Figure scripts
......

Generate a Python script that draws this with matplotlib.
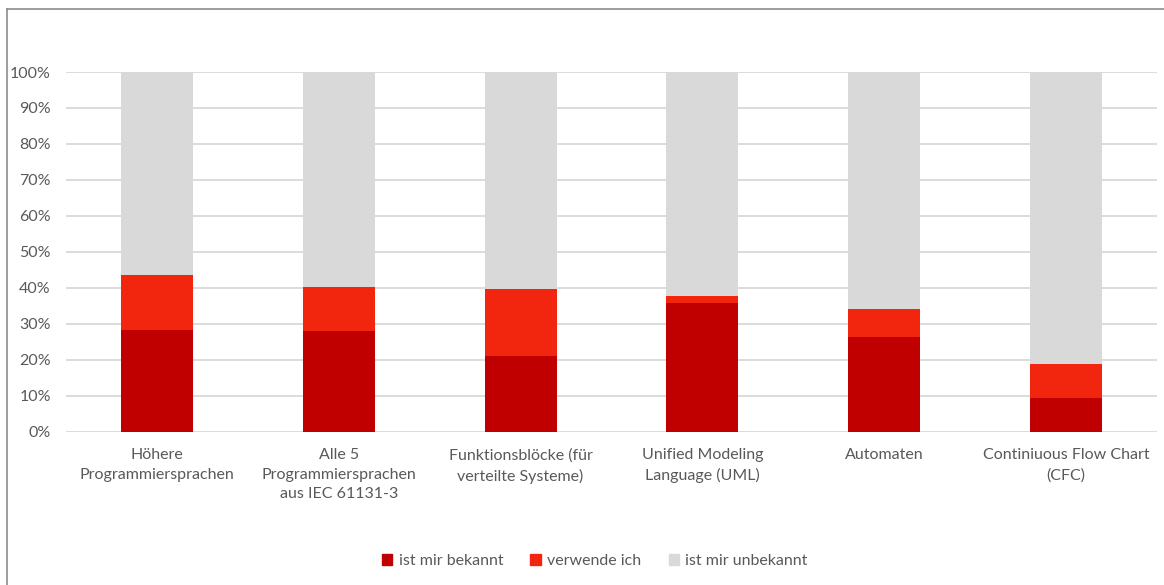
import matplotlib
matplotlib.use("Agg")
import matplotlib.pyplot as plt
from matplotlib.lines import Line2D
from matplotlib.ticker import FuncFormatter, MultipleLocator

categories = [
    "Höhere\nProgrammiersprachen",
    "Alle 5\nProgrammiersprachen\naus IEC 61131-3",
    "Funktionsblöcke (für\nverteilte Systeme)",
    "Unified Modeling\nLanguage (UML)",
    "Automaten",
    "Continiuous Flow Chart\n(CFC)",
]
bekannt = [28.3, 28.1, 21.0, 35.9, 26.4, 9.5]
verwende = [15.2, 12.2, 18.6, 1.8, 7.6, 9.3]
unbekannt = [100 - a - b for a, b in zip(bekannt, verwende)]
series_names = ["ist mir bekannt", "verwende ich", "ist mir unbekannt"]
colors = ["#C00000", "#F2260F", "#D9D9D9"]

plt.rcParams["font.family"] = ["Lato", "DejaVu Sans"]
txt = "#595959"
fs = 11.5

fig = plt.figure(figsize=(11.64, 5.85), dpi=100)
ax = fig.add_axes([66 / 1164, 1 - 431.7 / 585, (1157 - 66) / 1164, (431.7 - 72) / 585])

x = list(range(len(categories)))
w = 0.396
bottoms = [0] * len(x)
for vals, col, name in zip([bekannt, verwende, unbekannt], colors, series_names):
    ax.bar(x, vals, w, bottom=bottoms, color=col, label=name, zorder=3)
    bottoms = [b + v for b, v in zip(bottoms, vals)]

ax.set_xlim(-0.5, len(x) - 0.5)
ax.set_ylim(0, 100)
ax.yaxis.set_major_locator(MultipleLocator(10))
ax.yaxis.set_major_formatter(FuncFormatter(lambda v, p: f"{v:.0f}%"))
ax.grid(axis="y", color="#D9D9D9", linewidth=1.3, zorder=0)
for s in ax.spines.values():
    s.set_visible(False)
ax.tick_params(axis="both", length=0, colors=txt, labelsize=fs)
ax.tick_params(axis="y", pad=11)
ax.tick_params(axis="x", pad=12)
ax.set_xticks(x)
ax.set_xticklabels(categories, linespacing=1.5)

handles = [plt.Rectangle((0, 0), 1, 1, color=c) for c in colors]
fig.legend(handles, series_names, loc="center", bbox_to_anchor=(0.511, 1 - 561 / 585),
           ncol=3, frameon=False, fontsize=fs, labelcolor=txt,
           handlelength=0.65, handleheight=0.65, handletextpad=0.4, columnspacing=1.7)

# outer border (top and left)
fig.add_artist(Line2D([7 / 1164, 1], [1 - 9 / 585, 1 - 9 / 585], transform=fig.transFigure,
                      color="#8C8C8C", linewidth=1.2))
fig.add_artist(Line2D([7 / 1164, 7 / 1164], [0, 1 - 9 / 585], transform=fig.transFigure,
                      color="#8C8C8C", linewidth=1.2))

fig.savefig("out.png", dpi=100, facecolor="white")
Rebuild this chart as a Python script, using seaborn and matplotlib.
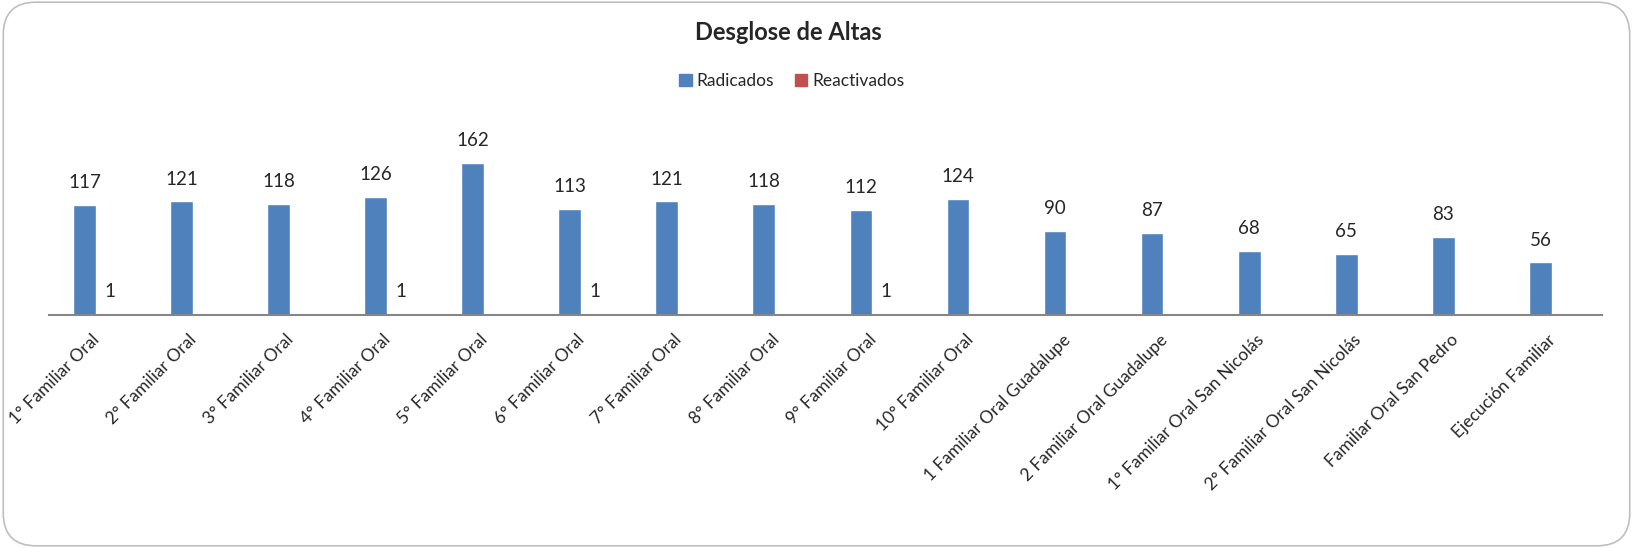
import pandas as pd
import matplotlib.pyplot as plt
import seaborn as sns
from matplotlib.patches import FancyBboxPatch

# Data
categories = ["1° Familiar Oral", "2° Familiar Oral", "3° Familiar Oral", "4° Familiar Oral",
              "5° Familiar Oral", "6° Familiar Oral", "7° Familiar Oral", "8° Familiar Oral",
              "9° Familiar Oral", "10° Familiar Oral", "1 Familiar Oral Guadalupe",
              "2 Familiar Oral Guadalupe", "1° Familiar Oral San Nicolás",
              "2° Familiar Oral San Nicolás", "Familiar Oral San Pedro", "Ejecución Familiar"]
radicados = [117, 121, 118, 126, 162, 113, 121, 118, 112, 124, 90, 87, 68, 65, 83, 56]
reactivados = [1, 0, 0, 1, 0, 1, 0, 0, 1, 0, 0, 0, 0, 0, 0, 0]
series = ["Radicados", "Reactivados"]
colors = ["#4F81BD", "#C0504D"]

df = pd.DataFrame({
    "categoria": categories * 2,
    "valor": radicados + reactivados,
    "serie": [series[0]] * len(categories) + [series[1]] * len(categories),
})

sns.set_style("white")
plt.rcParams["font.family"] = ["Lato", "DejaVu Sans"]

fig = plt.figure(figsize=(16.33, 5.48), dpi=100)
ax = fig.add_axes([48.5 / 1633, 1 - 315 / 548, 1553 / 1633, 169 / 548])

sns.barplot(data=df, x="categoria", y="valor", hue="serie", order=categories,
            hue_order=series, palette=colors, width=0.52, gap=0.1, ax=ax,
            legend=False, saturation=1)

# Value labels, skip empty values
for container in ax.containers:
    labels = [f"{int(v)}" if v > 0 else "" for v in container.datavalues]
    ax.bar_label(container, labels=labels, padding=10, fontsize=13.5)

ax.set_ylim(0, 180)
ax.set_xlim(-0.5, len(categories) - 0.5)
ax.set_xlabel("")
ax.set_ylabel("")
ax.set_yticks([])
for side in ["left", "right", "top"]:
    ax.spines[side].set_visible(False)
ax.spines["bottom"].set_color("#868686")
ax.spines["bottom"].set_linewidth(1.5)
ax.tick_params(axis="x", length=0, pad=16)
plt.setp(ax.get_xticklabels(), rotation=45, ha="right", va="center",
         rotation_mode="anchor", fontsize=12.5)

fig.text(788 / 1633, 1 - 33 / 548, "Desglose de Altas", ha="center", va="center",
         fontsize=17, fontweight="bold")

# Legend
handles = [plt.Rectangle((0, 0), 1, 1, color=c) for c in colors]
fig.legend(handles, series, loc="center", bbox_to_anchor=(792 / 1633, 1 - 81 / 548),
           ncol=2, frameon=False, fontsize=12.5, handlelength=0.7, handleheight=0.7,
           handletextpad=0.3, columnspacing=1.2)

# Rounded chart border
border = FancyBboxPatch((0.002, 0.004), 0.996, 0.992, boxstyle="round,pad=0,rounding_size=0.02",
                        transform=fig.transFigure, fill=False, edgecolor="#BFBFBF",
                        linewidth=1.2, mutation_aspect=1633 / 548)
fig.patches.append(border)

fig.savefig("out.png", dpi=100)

......

• _To be done_: Look at the listing and set down only the lines from its start through the line with "from matplotlib.ticker import", word for word and without pictures.

• _Final result_:
Generate a Python script that draws this with matplotlib.
import matplotlib
matplotlib.use("Agg")
import matplotlib.pyplot as plt
from matplotlib.lines import Line2D
from matplotlib.ticker import FuncFormatter, MultipleLocator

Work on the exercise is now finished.